Division of labour

separation of tasks in any system (particularly the society) so that participants may specialize

In ancient history, a division of labour (or specialisation) was when some people in a city stopped growing crops and took other jobs. This usually happened because of a surplus of food. This means that there was more than enough food for everyone, so some people did not have to grow crops anymore.

Xenophon was a philosopher of the 4th century BC. In his book Cryopedia (The Education of Cyrus) he writes about the division of labour:

"Just as the various trades are most highly developed in large cities, in the same way food at the palace is prepared in a far superior manner.

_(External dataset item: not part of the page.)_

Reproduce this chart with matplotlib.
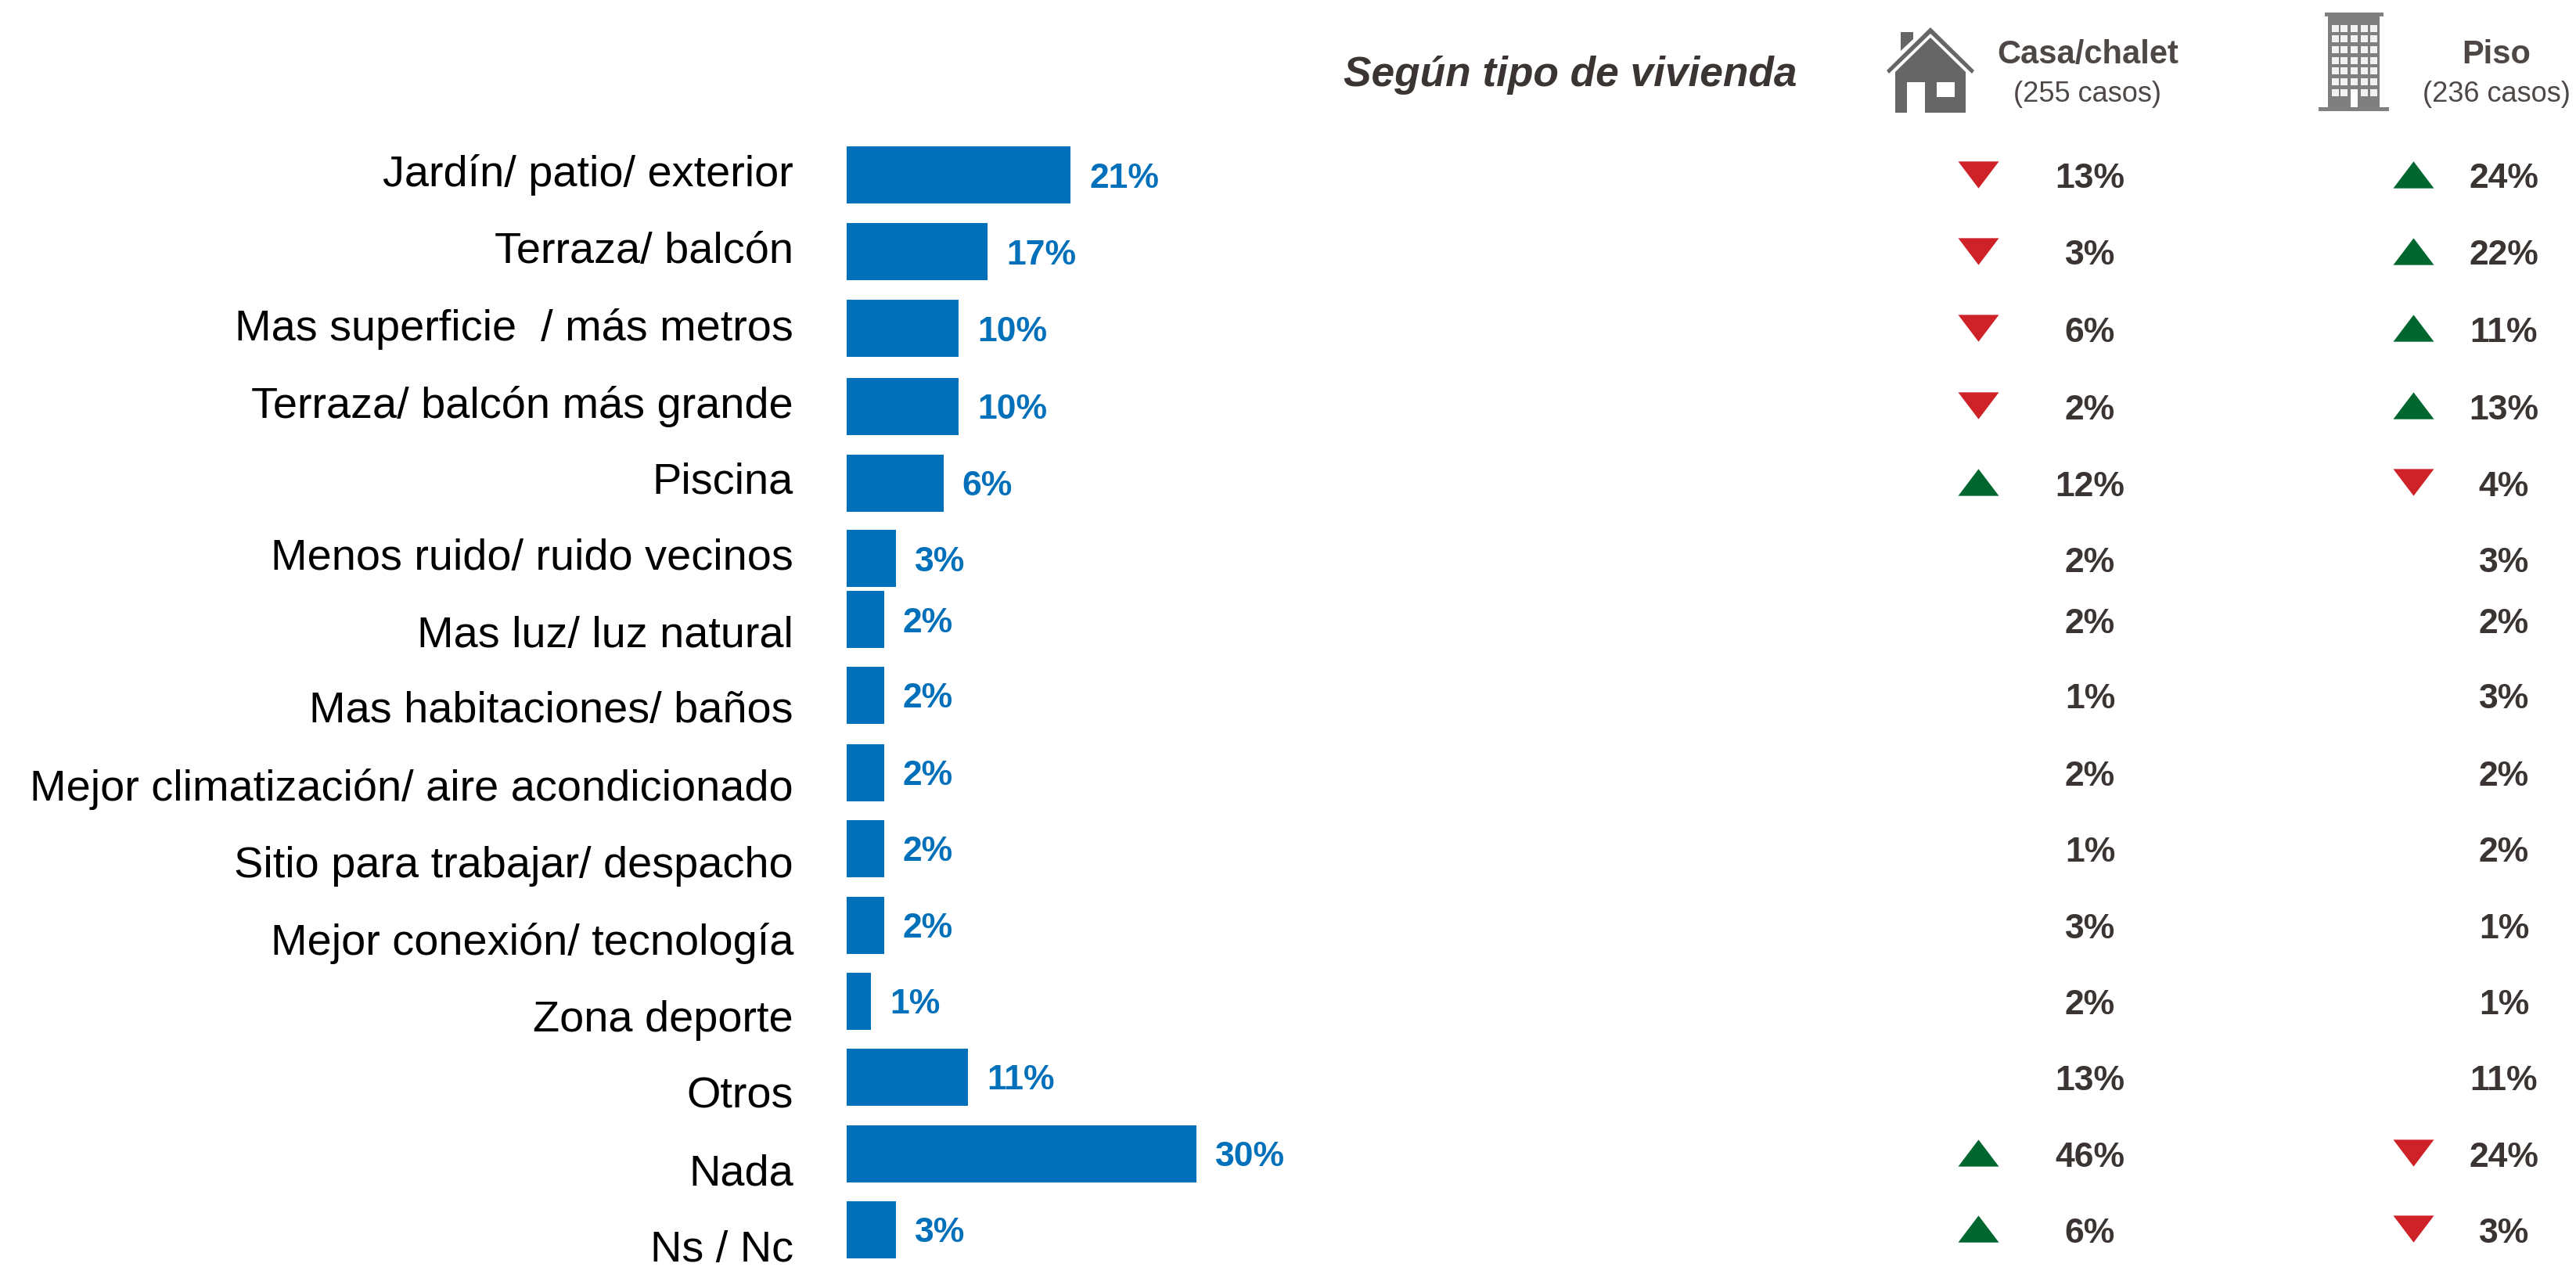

In small towns the same man makes couches, doors, ploughs and tables, and often he even builds houses, and still he is thankful if only he can find enough work to support himself. And it is impossible for a man of many trades to do all of them well. In large cities, however, because many make demands on each trade, one alone is enough to support a man, and often less than one: for instance one man makes shoes for men, another for women, there are places even where one man earns a living just by mending shoes, another by cutting them out, another just by sewing the uppers together, while there is another who performs none of these operations but assembles the parts, Of necessity, he who pursues a very specialised task will do it best."[1]


  1. Cited in The Ancient Economy by M. I. Finley. Penguin books 1992, p 135.